HAKSÖZ HABER
Millî Savunma Bakanlığı’nın 2022 yılı bütçe teklifi, TBMM Plan ve Bütçe Komisyonu’nda görüşülürken sunum yapan ve ardından gelen eleştirilere yanıt veren Milli Savunma Bakanı Hulusi Akar "Kürdistan yok" çıkışıyla gündem oldu.
Bakan Hulusi Akar'ın sunumunun ardından HDP’li Tülay Hatimoğulları Oruç, “Federe Kürdistan bölgesinde kimyasal silah kullanıldığına dair iddialar var…” söyleminde bulundu.
Bu konuşmanın ardından “Bir cümle, sadece bir cümle” ifadeleriyle söz talep eden Milli Savunma Bakanı Hulisi Akar, “Türkiye'de ve Türkiye'nin dışında Kürdistan diye herhangi bir coğrafi bölge yok” dedi. HDP Diyarbakır Milletvekili Garo Paylan’ın, “Niye? Irak Kürdistanı yok mu?” sorusu üzerine de Bakan Akar, “Yok, yok” yanıtını verdi.
AK Parti iktidarının son zamanlarda MHP ile girdiği ortaklığa bağlı olarak artan bir “Kürdistan” rahatsızlığı yaşadığı düşünülüyor.
MHP Genel Başkanı Devlet Bahçeli her yıl düzenli olarak: “Türkiye’de Kürdistan diye bir yer yoktur. Tarihin hiçbir döneminde de olmamıştır. Hem kazanıp hem kaybettirmek ancak ve ancak akıl tutulması yaşayan, mensubiyet bunalımına kapılan, zilleti baş tacı yapan müflis ve melanet çevrelerin işidir.” diyerek Kürdistan kelimesinin kullanılmasına dahi tahammül edemediğini gösteriyordu.
Cumhurbaşkanı ve AK Parti Genel Başkanı Recep Tayyip Erdoğan da geçtiğimiz Eylül ayında Kürt sorunu olmadığını ifade etmiş ve şöyle demişti: "Yok Kürt sorununu çözmektir, yok şudur, yok budur… Türkiye’de böyle bir sorun yok. Biz bu işi çoktan çözdük, aştık, bitirdik."
Var olmadığı iddia edilen mekan ve kişiler hakkında sorunlar olmadığını da belirtmek oldukça kolay bir siyasi söylem olsa da “ne sorunları çözüyor ne de sorunların durdurulmasına dönük bir işlem” olarak değerli görülebiliyor.

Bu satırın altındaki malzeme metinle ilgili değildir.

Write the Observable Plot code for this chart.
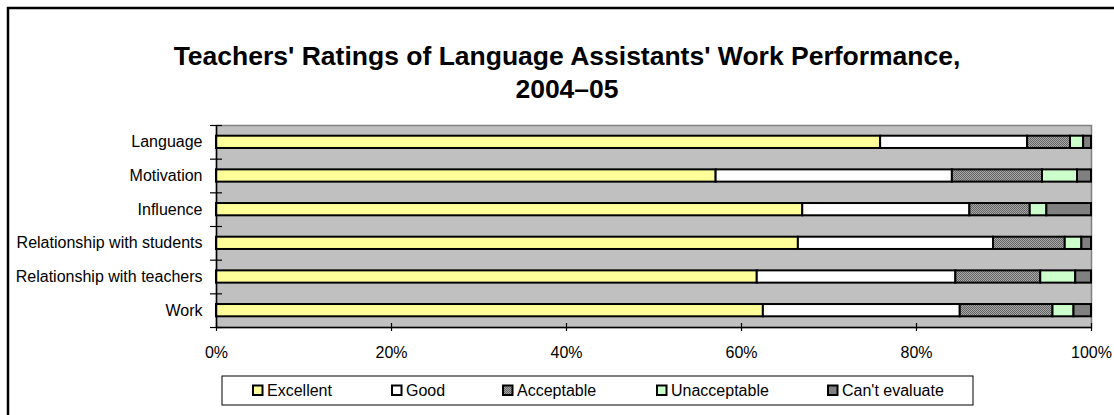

Aksine bu tarz söylemler, sorunların kronikleşmesine, var olanın inkarının getirmiş olduğu ötekileşmeye doğru olan bir yolu güçlendiriyor.
MHP ve AK Parti’nin geleneğe ve tarihe bakışında Osmanlı oldukça önemli bir görevi üstleniyor. Osmanlıya bağlı olmakla övünen bununla gurur duyan "yerli ve milli" söylemler üreten iktidar, Osmanlıya olan bağlılığını Kürdistan konusunda neden sürdürmüyor?

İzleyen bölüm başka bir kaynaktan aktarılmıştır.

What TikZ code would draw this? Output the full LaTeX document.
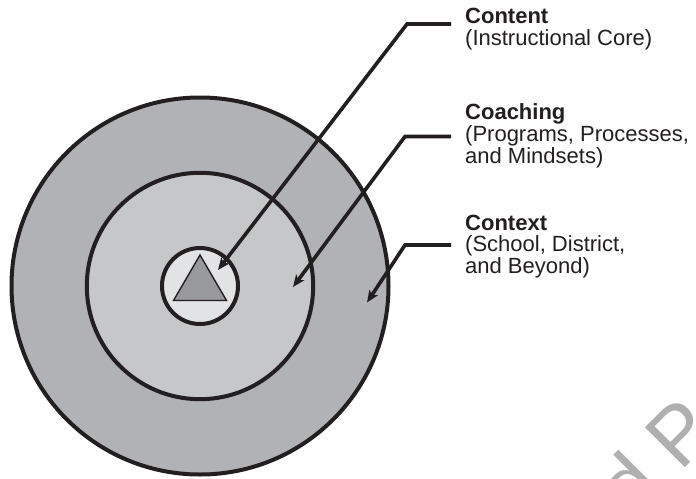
\documentclass[tikz,border=0pt]{standalone}
\usepackage{fontspec}
\setmainfont{Liberation Sans}
\usetikzlibrary{arrows.meta}
\definecolor{ink}{HTML}{231F20}
\definecolor{ringout}{HTML}{B1B2B5}
\definecolor{ringmid}{HTML}{C6C7C9}
\definecolor{ringin}{HTML}{E2E3E5}
\definecolor{core}{HTML}{98999C}
\definecolor{wmark}{RGB}{176,176,176}
\begin{document}
\begin{tikzpicture}[x=1pt,y=-1pt,
  ring/.style={draw=ink, line width=4pt},
  pointer/.style={draw=ink, line width=3.6pt, -{Stealth[length=12pt,width=10pt,inset=3pt]}},
  title/.style={anchor=base west, inner sep=0pt, font=\fontsize{22}{22}\selectfont\bfseries, text=ink},
  sub/.style={anchor=base west, inner sep=0pt, font=\fontsize{22}{22}\selectfont, text=ink}]
\clip (0,0) rectangle (696,479);
\fill[white] (0,0) rectangle (696,479);

% faint diagonal watermark
\node[anchor=base west, inner sep=0pt, rotate=45, text=wmark,
      font=\fontsize{82}{82}\selectfont] (wm) at (632,521) {d P};

% concentric rings
\coordinate (c) at (200,286);
\draw[ring, fill=ringout] (c) circle[radius=188.5pt];
\draw[ring, fill=ringmid] (c) circle[radius=113.2pt];
\draw[ring, fill=ringin]  (c) circle[radius=38pt];
\draw[draw=ink, fill=core, line width=1.4pt] (200,255) -- (173.5,300.5) -- (226.5,300.5) -- cycle;

% labels
\node[title] (t1) at (465,23.3) {Content};
\node[sub]   (s1) at (465,45.3) {(Instructional Core)};
\node[title] (t2) at (465,119.8) {Coaching};
\node[sub]   (s2a) at (465,141.5) {(Programs, Processes,};
\node[sub]   (s2b) at (465,163) {and Mindsets)};
\node[title] (t3) at (465,230) {Context};
\node[sub]   (s3a) at (465,251.7) {(School, District,};
\node[sub]   (s3b) at (465,273.4) {and Beyond)};

% pointer geometry
\coordinate (l1) at (451,24);   \coordinate (k1) at (407,24);   \coordinate (p1) at (218,270);
\coordinate (l2) at (451,136.5);\coordinate (k2) at (405,136.5);\coordinate (p2) at (293,287);
\coordinate (l3) at (451,245);  \coordinate (k3) at (405,245);  \coordinate (p3) at (367,302.5);

\draw[pointer] (l1) -- (k1) -- (p1);
\draw[pointer] (l2) -- (k2) -- (p2);
\draw[pointer] (l3) -- (k3) -- (p3);
\end{tikzpicture}
\end{document}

Osmanlı hükümdarlarından Kanuni Sultan Süleyman’ın Fransa Kralı Fransuva’ya gönderdiği mektuplarda geçen “Kürdistan’ı” da MHP ve AK Parti hangi topraklarda sanıyor merak ediyoruz!

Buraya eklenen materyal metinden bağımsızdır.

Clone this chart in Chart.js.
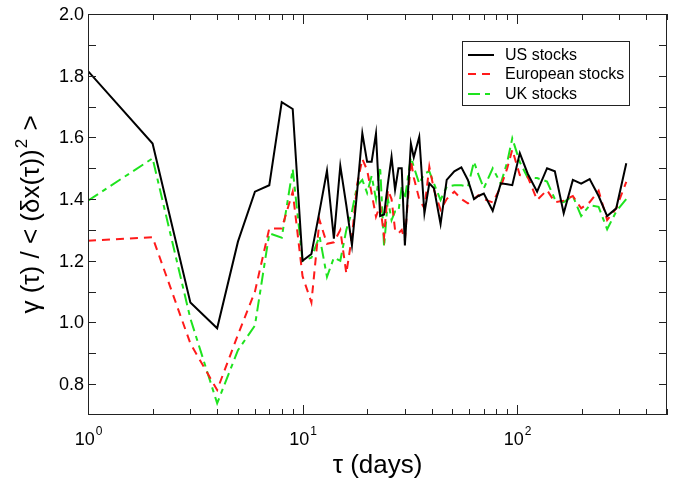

Kanuni’nin 1526’da kaleme aldırdığı mektuplardan birinde: “Ben ki, sultanlar sultanı, hakanlar hakanı, hükümdarlara taç giydiren, Allah'ın yeryüzündeki gölgesi ve atalarımın fethettiği Akdeniz'in, Karadeniz'in, Rumeli'nin, Anadolu'nun, Karaman'ın, Rum'un , Dulkadiroğluları Vilayeti'nin, Diyarbakır'ın, Kürdistan'ın, Azerbaycan'ın, Acem'in, Şam'ın, Haleb'in, Mısır'ın, Mekke'nin, Medine'nin, Kudüs'ün, bütün Arap memleketlerinin, Yemen'in ve daha nice ülkelerin ki, büyük atalarımın Allah kabirlerini nurlu etsin karşı konulmaz kuvvetleriyle fethettikleri ve benim muhteşemliğimle de ateş saçan mızrağımın ve zafer getiren kılıcımın gücüyle fethettiğim nice memleketlerin sultanı ve padişahı olan Sultan Bayezid Han oğlu Sultan Selim Han oğlu Sulan Süleyman Han'ım…” ifadelerini kullanıyor ve Kürdistan coğrafyasının hakimi olduğundan övünüyordu. Bugün ise kendilerini ve partilerini onun torunları olarak lanse edenler “Kürdistan diye bir yer yoktur” demeyi marifetten sayıyor.